Funded through the California Arts Council’s Research in the Arts grant program, our research aims to identify key inclusive arts education teaching practices and activities that we have, over many years, observed to foster children’s social-emotional learning (SEL) in P.S. ARTS classrooms. For the past two decades, education, psychology, and public health professionals have pervasively emphasized the critical role SEL has in individual and societal health, development, innovation, and achievement. Targeted research in schools indicates that SEL teaching strategies and programs yield significant positive student outcomes, including improved behavior, attitudes, and academic performance (e.g. Toch & Miller, 2019). However, positive results are not consistent across all programs and there is no clear consensus on how to best teach social-emotional skills. In order to contribute to information and best practices related to SEL, P.S. ARTS and our research partners will conduct a two-year study tracking the social-emotional growth, particularly social-communication skills, of elementary school students participating in fully inclusive theater and visual arts programs. In keeping with the belief that humans have much to learn from our differences, neither P.S. ARTS’ programs or the proposed research focus exclusively on the benefits of inclusive arts education for students with disabilities. Rather, we are investigating social-emotional learning development associated with students with and without disabilities participating together in the arts. To increase usable knowledge in the field, we will also observe and measure the impact that Teaching Artists’ behaviors and instructional strategies have on students’ social-emotional learning.

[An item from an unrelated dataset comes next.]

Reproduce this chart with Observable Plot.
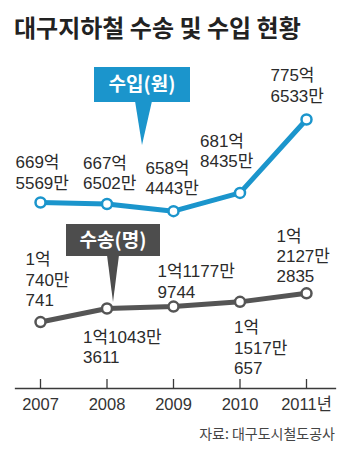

We hope that approaching research in this way will help flip an enduring, socially detrimental script in which too many educators, parents, and policy-makers justify segregating students with disabilities by claiming that the education for students without disabilities will somehow be diminished. 

Our research aims to identify key inclusive teaching practices and activities that we have, over many years, observed to foster children’s social-emotional learning (SEL) in P.S. ARTS classrooms.

Ian Brown’s memoir resonates with us at P.S. ARTS, not only because we believe schools should be safe places where all children feel welcome and valued, but because we have witnessed first-hand the positive impact on learning and development when skilled Teaching Artists guide students with and without disabilities in creating artworks together. Over several years of building inclusive arts education programs in theater and visual arts at the two Los Angeles elementary schools in this study – each with 25% of their students living with moderate and severe disabilities– we’ve observed that artfully designed opportunities that allow children who experience and navigate the world differently from one another to learn as one community have a profound impact on their individual and collective wellbeing. Observing the social-emotional and academic gains that both children with and without disabilities make when artists apply their creative impulses and gifts to teaching in inclusive settings greatly contributed to P.S. ARTS’ current focus and investment in arts-based educator training. Through this research, we hope to better define the role that the arts and artists have in building inclusive, high-performing schools. Moreover, we hope our work, as is stated in the California Arts Council’s description of the Research in the Arts grant, “will contribute to a growing body of international scholarship about the profound impact that the arts have in many aspects of human experience, lead to the development of crucial tools for the field, and for the information of our legislators and other key decision-makers.”